Start Extracted material
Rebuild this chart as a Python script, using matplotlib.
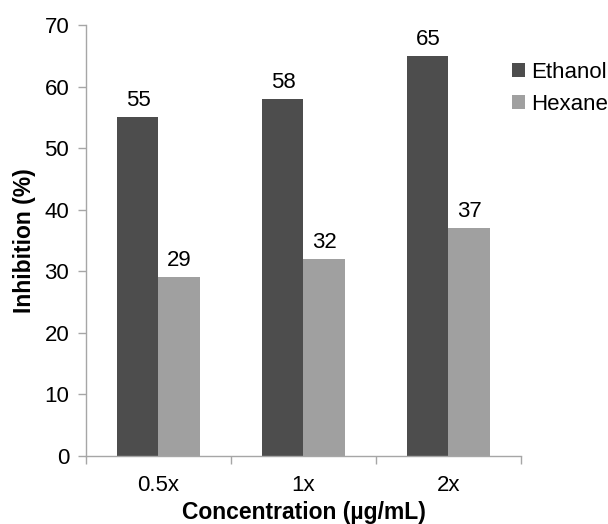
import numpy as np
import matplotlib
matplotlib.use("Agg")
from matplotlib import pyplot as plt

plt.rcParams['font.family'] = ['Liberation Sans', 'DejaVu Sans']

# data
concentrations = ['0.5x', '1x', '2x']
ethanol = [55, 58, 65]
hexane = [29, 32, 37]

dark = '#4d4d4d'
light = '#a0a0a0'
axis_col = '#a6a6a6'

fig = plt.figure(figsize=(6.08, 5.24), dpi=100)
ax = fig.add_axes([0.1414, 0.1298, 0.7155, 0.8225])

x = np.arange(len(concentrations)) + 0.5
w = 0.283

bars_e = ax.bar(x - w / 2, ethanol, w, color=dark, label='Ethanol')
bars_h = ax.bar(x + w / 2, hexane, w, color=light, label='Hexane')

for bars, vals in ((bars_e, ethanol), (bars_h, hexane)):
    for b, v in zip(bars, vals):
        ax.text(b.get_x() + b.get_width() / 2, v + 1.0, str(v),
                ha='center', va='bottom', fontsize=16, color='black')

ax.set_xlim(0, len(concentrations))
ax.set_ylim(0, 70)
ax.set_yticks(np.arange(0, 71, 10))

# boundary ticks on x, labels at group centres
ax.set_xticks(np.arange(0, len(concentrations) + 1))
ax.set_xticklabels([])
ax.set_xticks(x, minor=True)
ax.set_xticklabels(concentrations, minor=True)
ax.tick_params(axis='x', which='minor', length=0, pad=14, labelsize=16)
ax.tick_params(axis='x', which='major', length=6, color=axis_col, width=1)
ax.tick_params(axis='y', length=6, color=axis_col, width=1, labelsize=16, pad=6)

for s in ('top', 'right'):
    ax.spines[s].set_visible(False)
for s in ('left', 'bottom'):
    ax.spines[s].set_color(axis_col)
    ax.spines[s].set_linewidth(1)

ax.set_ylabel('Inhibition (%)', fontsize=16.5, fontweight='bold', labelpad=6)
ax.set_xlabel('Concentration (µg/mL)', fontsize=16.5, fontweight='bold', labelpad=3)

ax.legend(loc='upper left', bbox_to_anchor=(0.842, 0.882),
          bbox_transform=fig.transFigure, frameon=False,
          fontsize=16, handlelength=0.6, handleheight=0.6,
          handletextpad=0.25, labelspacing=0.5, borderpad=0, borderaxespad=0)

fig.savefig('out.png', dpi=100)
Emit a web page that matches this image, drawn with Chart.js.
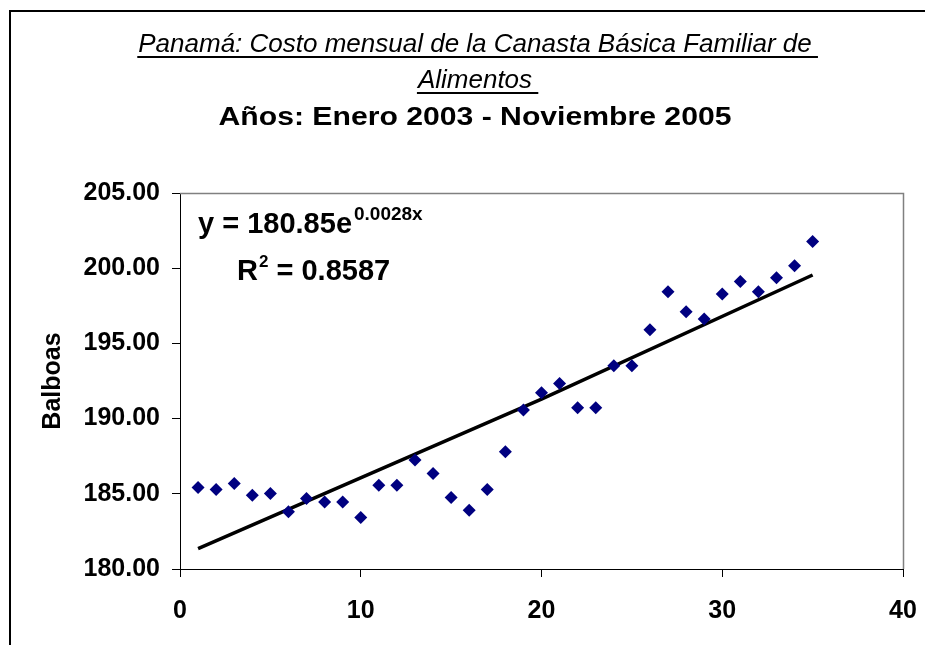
End Extracted material
> **Task instructions**
Take the lines from the first line of the entries through the line with "ax = fig.add_axes([0.1414, 0.1298, 0.7155, 0.8225])", inclusive, and give them again exactly, minus any pictures.

> **Written solution**
Rebuild this chart as a Python script, using matplotlib.
import numpy as np
import matplotlib
matplotlib.use("Agg")
from matplotlib import pyplot as plt

plt.rcParams['font.family'] = ['Liberation Sans', 'DejaVu Sans']

# data
concentrations = ['0.5x', '1x', '2x']
ethanol = [55, 58, 65]
hexane = [29, 32, 37]

dark = '#4d4d4d'
light = '#a0a0a0'
axis_col = '#a6a6a6'

fig = plt.figure(figsize=(6.08, 5.24), dpi=100)
ax = fig.add_axes([0.1414, 0.1298, 0.7155, 0.8225])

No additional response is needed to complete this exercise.